Rio angolano


Há uma dinâmica angolana bastante interessante aqui no Rio de Janeiro. Quando cheguei, há uma semana, do outro lado da baía de Guanabara recebeu-me Marta Lança, jornalista portuguesa intimamente ligada a Angola. Um dia depois, saí a tomar umas birras com Keita Mayanda, rapper luandense, aqui de férias. Mais tarde apareceu Ariel de Bigault. Na altura, esta realizadora e produtora cultural francesa, que tem uma vasta obra sobre Angola, estava de passagem pelo Rio, a caminho de Salvador.

No sábado, dia em que chegou Roberta, paulistana que viveu em Luanda, um jantar em casa de Sérgio Afonso, fotógrafo e cineasta angolano que aqui vive há dois anos. Ontem, encontro com Antónia Onofre, jornalista benguelense que passou pelo Rio a caminho do Chile, para um encontro de jornalismo. Pelo meio, telefonemas para Ondjaki, que também aqui mora, e conversas via skype com Agualusa, que fez do Rio de Janeiro uma segunda casa.

Com a cidade como pano de fundo, as discussões sobre Angola. As mesmas, mas à distância, o que permite olhar o país de outra forma. Os problemas, as comparações com o Brasil, as novas ideias e projectos que se querem aplicar quando voltarmos à Banda. A sensação mais real da loucura que são as nossas rotinas e limitações em Luanda. E aquela tirada comum e inevitável, em comparação um tanto ou quanto simplista: "aqui, até a favela tem energia".
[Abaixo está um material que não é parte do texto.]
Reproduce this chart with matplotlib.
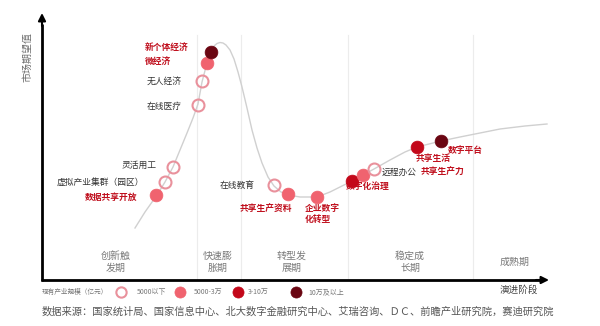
"""Digital economy hype-cycle chart: market expectation vs. evolution stage."""

import matplotlib

matplotlib.use("Agg")

import matplotlib.pyplot as plt

plt.rcParams["font.family"] = ["Noto Sans CJK SC", "DejaVu Sans"]

# Canvas units are pixels of the 600x326 figure (y grows downward).
WIDTH, HEIGHT = 600, 326

# Hype curve traced across the stages
curve_x = [135, 145, 157, 165, 173, 180, 187, 193, 198, 202, 207, 211, 214, 217,
           220, 223, 226, 230, 234, 238, 242, 247, 252, 257, 262, 268, 274, 281,
           288, 300, 317, 330, 340, 352, 363, 374, 390, 405, 417, 429, 441, 460,
           480, 500, 525, 547]
curve_y = [228, 212, 195, 182, 167, 150, 133, 118, 104, 82, 63, 52, 46, 43.5,
           42.5, 43, 45, 50, 59, 72, 87, 108, 130, 148, 163, 177, 186, 192,
           195, 197, 197, 192, 187, 181, 175, 169, 160, 152, 147, 144, 141, 137,
           133, 129, 126, 124]

# Industry positions on the curve; size class 0..3 by current scale
points_x = [156, 165, 173, 198, 202, 207, 211, 274, 288, 317, 352, 363, 374, 417, 441]
points_y = [195, 182, 167, 105, 81, 63, 52, 185, 194, 197, 181, 175, 169, 147, 141]
points_class = [1, 0, 0, 0, 0, 1, 3, 0, 1, 1, 2, 1, 0, 2, 3]

# Labels: text, x, y, horizontal alignment, highlighted
labels = [
    ("数据共享开放", 137, 197, "right", True),
    ("虚拟产业集群（园区）", 144, 182, "right", False),
    ("灵活用工", 157, 165, "right", False),
    ("在线医疗", 147, 106, "left", False),
    ("无人经济", 147, 81, "left", False),
    ("微经济", 145, 61, "left", True),
    ("新个体经济", 145, 47, "left", True),
    ("在线教育", 255, 185, "right", False),
    ("共享生产资料", 240, 209, "left", True),
    ("企业数字\n化转型", 305, 214, "left", True),
    ("数字化治理", 346, 186, "left", True),
    ("远程办公", 382, 172, "left", False),
    ("共享生产力", 421, 172, "left", True),
    ("共享生活", 416, 159, "left", True),
    ("数字平台", 448, 151, "left", True),
]

stage_names = ["创新触\n发期", "快速膨\n胀期", "转型发\n展期", "稳定成\n长期", "成熟期"]
stage_centers = [116, 218, 292, 410, 515]
stage_bounds = [197, 241, 348, 473]

class_names = ["5000以下", "5000-3万", "3-10万", "10万及以上"]
class_colors = ["#e9919c", "#f0636f", "#c3081a", "#6a0612"]

LABEL_RED = "#c0101e"
LABEL_DARK = "#333333"
CURVE_COLOR = "#d0d0d0"


def draw_marker(ax, x, y, cls, size):
    if cls == 0:
        ax.plot(x, y, "o", ms=size - 0.6, mfc="none", mec=class_colors[0],
                mew=1.5, zorder=4)
    else:
        ax.plot(x, y, "o", ms=size, mfc=class_colors[cls], mec=class_colors[cls],
                mew=0.5, zorder=4)


fig = plt.figure(figsize=(WIDTH / 100, HEIGHT / 100), dpi=100)
ax = fig.add_axes([0, 0, 1, 1])
ax.set_xlim(0, WIDTH)
ax.set_ylim(HEIGHT, 0)
ax.axis("off")

# stage dividers
for bx in stage_bounds:
    ax.plot([bx, bx], [35, 279], color="#ececec", lw=0.8, zorder=1)

for name, cx in zip(stage_names, stage_centers):
    ax.text(cx, 262, name, ha="center", va="center", fontsize=7.2,
            color="#7a7a7a", linespacing=1.25)

ax.plot(curve_x, curve_y, color=CURVE_COLOR, lw=1.0, zorder=2,
        solid_joinstyle="round")

for x, y, cls in zip(points_x, points_y, points_class):
    draw_marker(ax, x, y, cls, 9.2)

for text, x, y, ha, hot in labels:
    ax.text(x, y, text, ha=ha, va="center", fontsize=6.3,
            color=LABEL_RED if hot else LABEL_DARK,
            fontweight="bold" if hot else "normal", zorder=3,
            linespacing=1.2)

# axes arrows
ax.plot([42, 42], [281, 24], color="black", lw=2.0, solid_capstyle="butt", zorder=5)
ax.plot([41, 540], [280, 280], color="black", lw=2.0, solid_capstyle="butt", zorder=5)
ax.annotate("", xy=(42, 13), xytext=(42, 26),
            arrowprops=dict(arrowstyle="-|>", color="black", lw=1.5,
                            mutation_scale=11, shrinkA=0, shrinkB=0), zorder=5)
ax.annotate("", xy=(549, 280), xytext=(536, 280),
            arrowprops=dict(arrowstyle="-|>", color="black", lw=1.5,
                            mutation_scale=11, shrinkA=0, shrinkB=0), zorder=5)

ax.text(27, 57, "市场期望值", rotation=90, ha="center", va="center",
        fontsize=7.2, color="#6a6a6a")
ax.text(519, 290, "演进阶段", ha="center", va="center", fontsize=6.9,
        color="#444444")

# legend row
ax.text(42, 292, "现有产业规模（亿元）", ha="left", va="center", fontsize=4.8,
        color="#777777")
legend_marker_x = [121, 180, 238, 296]
legend_text_x = [137, 194, 248, 308]
for cls, (mx, tx) in enumerate(zip(legend_marker_x, legend_text_x)):
    draw_marker(ax, mx, 292, cls, 8.0)
    ax.text(tx, 292, class_names[cls], ha="left", va="center", fontsize=5.0,
            color="#777777")

ax.text(42, 312, "数据来源：国家统计局、国家信息中心、北大数字金融研究中心、艾瑞咨询、ＤＣ、前瞻产业研究院，赛迪研究院",
        ha="left", va="center", fontsize=7.4, color="#555555")

fig.savefig("out.png", dpi=100)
Conversas também sobre representações de África que abundam no Brasil - o continente "negro" encarado como um único país, onde vivemos no meio dos animais selvagens e em cima das árvores. A África mítica a que se agarram (até) académicos e os movimentos de reinvindicação dos direitos dos negros brasileiros. Aqui, muita gente que deveria estar muito melhor informada, assume África como a mesma de há 500 anos, cristalizada numa equação ao estilo "tribo e leões, africanos bons e colonos maus". Evita-se a África de hoje, a África real, fruto de todos os processos históricos - desastrosos ou libertadores, externos ou internos - que a varreram desde sempre.

Numa tentativa de afirmação de identidades, muitos afro-brasileiros agarram-se a esta África ancestral para se encontrarem e imporem em peito feito contra o racismo que aqui grassa, mais ou menos camufladamente. As tribos "originais" (o que quer que isso seja), os sobas, os reis e a "mamã África" surgem como uma espécie de tábua de salvação identitária para quem se sente (e é, na verdade) continuamente agredido e excluído.

Os exemplos são vários. Como o que vende Salvador como uma segunda África. Teoria que quem vem de Luanda e passa um tempo na capital baiana não compra nem no arreiou. A colagem é absolutamente forçada. Existem traços comuns nos sons, na gastronomia, em alguns traços fisionómicos e posturas, é certo, mas são ténues e difusos, reminiscências do passado, misturadas com algo novo. Não são africanos, são outra coisa, já - brasileiros.

O Brasil não é africano, nem europeu, nem asiático. O Brasil é o Brasil, e ponto final. E este deveria ser o ponto de partida para qualquer discussão sobre identidade do brasileiro, quer seja índio, "afro", "euro" ou "japa". Não quero mandar boca em casa alheia, mas vir de África permite-me ter uma opinião. E ao agarrarem-se a algo que já não existe, a não ser na cartilha identitária que eles próprios compõem, os afro-brasileiros correm o sério risco de se confundirem e de se perderem ainda mais - ou não fossem muitos dos seus fundamentos meras derivações de equívocos em que insistem em acreditar.

Comentários

Ju Borges disse…
Pedro, concordo com tudo isso do seu texto. É nessa tecla que eu venho batendo já há algum tempo. Tás a ver?